● TO BE DONE
Reproduce the data below in full and exclude every picture.

:::

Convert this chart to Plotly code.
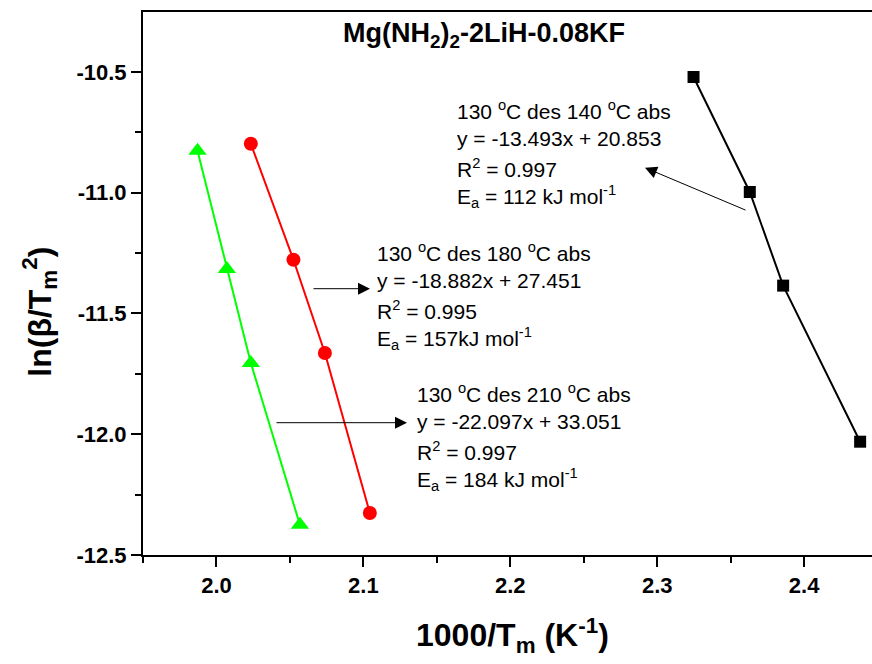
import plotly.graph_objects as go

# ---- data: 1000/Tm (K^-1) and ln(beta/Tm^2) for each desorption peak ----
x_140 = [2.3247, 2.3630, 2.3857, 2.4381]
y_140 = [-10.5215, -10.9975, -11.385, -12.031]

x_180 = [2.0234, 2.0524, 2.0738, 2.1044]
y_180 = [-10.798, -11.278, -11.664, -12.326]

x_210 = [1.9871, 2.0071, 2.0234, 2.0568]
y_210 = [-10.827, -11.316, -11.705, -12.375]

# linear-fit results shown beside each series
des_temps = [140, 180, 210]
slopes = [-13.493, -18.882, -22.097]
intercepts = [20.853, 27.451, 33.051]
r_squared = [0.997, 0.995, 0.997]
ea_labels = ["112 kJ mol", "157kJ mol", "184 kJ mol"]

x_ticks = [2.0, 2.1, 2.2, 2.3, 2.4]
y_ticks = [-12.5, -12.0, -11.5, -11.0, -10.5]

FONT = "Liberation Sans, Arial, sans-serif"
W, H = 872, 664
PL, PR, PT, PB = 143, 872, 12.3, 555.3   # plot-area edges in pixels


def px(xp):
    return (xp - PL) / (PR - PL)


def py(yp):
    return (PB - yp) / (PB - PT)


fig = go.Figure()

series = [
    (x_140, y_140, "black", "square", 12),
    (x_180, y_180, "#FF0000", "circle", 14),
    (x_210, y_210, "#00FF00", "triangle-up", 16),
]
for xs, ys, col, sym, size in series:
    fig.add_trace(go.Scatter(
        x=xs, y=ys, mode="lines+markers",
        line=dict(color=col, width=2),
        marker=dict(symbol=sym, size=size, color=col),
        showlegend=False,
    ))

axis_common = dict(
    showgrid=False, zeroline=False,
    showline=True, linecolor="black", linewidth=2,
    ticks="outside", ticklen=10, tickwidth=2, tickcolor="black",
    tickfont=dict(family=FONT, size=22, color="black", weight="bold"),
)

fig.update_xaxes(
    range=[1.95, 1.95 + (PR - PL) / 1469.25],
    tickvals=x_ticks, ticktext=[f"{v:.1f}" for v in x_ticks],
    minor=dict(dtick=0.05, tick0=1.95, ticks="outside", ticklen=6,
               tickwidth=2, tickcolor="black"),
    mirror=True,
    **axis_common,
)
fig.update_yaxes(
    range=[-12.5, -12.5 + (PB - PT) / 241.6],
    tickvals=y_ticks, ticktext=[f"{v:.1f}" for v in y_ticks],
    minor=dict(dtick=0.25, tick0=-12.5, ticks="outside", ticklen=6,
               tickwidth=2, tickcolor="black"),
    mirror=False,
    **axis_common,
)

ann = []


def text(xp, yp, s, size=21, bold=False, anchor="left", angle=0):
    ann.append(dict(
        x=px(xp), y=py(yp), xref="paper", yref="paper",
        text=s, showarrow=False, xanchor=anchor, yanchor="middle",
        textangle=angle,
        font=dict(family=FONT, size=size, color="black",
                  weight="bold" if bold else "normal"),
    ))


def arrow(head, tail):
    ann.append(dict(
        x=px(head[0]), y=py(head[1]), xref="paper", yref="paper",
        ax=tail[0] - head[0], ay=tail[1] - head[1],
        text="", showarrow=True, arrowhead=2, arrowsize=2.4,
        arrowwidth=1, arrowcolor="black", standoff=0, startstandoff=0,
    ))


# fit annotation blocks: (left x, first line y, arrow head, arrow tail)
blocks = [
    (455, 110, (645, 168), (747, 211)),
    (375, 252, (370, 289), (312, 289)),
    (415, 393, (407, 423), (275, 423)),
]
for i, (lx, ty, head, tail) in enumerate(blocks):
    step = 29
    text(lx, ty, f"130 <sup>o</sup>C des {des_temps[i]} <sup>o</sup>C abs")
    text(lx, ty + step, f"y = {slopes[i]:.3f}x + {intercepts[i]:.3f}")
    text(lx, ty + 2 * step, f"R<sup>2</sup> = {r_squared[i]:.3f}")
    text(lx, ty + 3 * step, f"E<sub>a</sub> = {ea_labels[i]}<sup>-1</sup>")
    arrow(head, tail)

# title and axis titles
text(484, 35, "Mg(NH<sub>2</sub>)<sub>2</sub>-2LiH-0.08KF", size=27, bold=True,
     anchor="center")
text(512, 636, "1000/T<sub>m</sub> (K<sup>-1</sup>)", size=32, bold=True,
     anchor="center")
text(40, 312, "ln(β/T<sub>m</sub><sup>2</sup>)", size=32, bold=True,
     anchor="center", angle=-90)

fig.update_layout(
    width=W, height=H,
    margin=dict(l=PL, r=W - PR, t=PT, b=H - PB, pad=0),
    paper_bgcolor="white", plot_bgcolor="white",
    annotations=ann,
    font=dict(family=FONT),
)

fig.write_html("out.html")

:::

● RESPONSE
Convert this chart to Plotly code.
import plotly.graph_objects as go

# ---- data: 1000/Tm (K^-1) and ln(beta/Tm^2) for each desorption peak ----
x_140 = [2.3247, 2.3630, 2.3857, 2.4381]
y_140 = [-10.5215, -10.9975, -11.385, -12.031]

x_180 = [2.0234, 2.0524, 2.0738, 2.1044]
y_180 = [-10.798, -11.278, -11.664, -12.326]

x_210 = [1.9871, 2.0071, 2.0234, 2.0568]
y_210 = [-10.827, -11.316, -11.705, -12.375]

# linear-fit results shown beside each series
des_temps = [140, 180, 210]
slopes = [-13.493, -18.882, -22.097]
intercepts = [20.853, 27.451, 33.051]
r_squared = [0.997, 0.995, 0.997]
ea_labels = ["112 kJ mol", "157kJ mol", "184 kJ mol"]

x_ticks = [2.0, 2.1, 2.2, 2.3, 2.4]
y_ticks = [-12.5, -12.0, -11.5, -11.0, -10.5]

FONT = "Liberation Sans, Arial, sans-serif"
W, H = 872, 664
PL, PR, PT, PB = 143, 872, 12.3, 555.3   # plot-area edges in pixels


def px(xp):
    return (xp - PL) / (PR - PL)


def py(yp):
    return (PB - yp) / (PB - PT)


fig = go.Figure()

series = [
    (x_140, y_140, "black", "square", 12),
    (x_180, y_180, "#FF0000", "circle", 14),
    (x_210, y_210, "#00FF00", "triangle-up", 16),
]
for xs, ys, col, sym, size in series:
    fig.add_trace(go.Scatter(
        x=xs, y=ys, mode="lines+markers",
        line=dict(color=col, width=2),
        marker=dict(symbol=sym, size=size, color=col),
        showlegend=False,
    ))

axis_common = dict(
    showgrid=False, zeroline=False,
    showline=True, linecolor="black", linewidth=2,
    ticks="outside", ticklen=10, tickwidth=2, tickcolor="black",
    tickfont=dict(family=FONT, size=22, color="black", weight="bold"),
)

fig.update_xaxes(
    range=[1.95, 1.95 + (PR - PL) / 1469.25],
    tickvals=x_ticks, ticktext=[f"{v:.1f}" for v in x_ticks],
    minor=dict(dtick=0.05, tick0=1.95, ticks="outside", ticklen=6,
               tickwidth=2, tickcolor="black"),
    mirror=True,
    **axis_common,
)
fig.update_yaxes(
    range=[-12.5, -12.5 + (PB - PT) / 241.6],
    tickvals=y_ticks, ticktext=[f"{v:.1f}" for v in y_ticks],
    minor=dict(dtick=0.25, tick0=-12.5, ticks="outside", ticklen=6,
               tickwidth=2, tickcolor="black"),
    mirror=False,
    **axis_common,
)

ann = []


def text(xp, yp, s, size=21, bold=False, anchor="left", angle=0):
    ann.append(dict(
        x=px(xp), y=py(yp), xref="paper", yref="paper",
        text=s, showarrow=False, xanchor=anchor, yanchor="middle",
        textangle=angle,
        font=dict(family=FONT, size=size, color="black",
                  weight="bold" if bold else "normal"),
    ))


def arrow(head, tail):
    ann.append(dict(
        x=px(head[0]), y=py(head[1]), xref="paper", yref="paper",
        ax=tail[0] - head[0], ay=tail[1] - head[1],
        text="", showarrow=True, arrowhead=2, arrowsize=2.4,
        arrowwidth=1, arrowcolor="black", standoff=0, startstandoff=0,
    ))


# fit annotation blocks: (left x, first line y, arrow head, arrow tail)
blocks = [
    (455, 110, (645, 168), (747, 211)),
    (375, 252, (370, 289), (312, 289)),
    (415, 393, (407, 423), (275, 423)),
]
for i, (lx, ty, head, tail) in enumerate(blocks):
    step = 29
    text(lx, ty, f"130 <sup>o</sup>C des {des_temps[i]} <sup>o</sup>C abs")
    text(lx, ty + step, f"y = {slopes[i]:.3f}x + {intercepts[i]:.3f}")
    text(lx, ty + 2 * step, f"R<sup>2</sup> = {r_squared[i]:.3f}")
    text(lx, ty + 3 * step, f"E<sub>a</sub> = {ea_labels[i]}<sup>-1</sup>")
    arrow(head, tail)

# title and axis titles
text(484, 35, "Mg(NH<sub>2</sub>)<sub>2</sub>-2LiH-0.08KF", size=27, bold=True,
     anchor="center")
text(512, 636, "1000/T<sub>m</sub> (K<sup>-1</sup>)", size=32, bold=True,
     anchor="center")
text(40, 312, "ln(β/T<sub>m</sub><sup>2</sup>)", size=32, bold=True,
     anchor="center", angle=-90)

fig.update_layout(
    width=W, height=H,
    margin=dict(l=PL, r=W - PR, t=PT, b=H - PB, pad=0),
    paper_bgcolor="white", plot_bgcolor="white",
    annotations=ann,
    font=dict(family=FONT),
)

fig.write_html("out.html")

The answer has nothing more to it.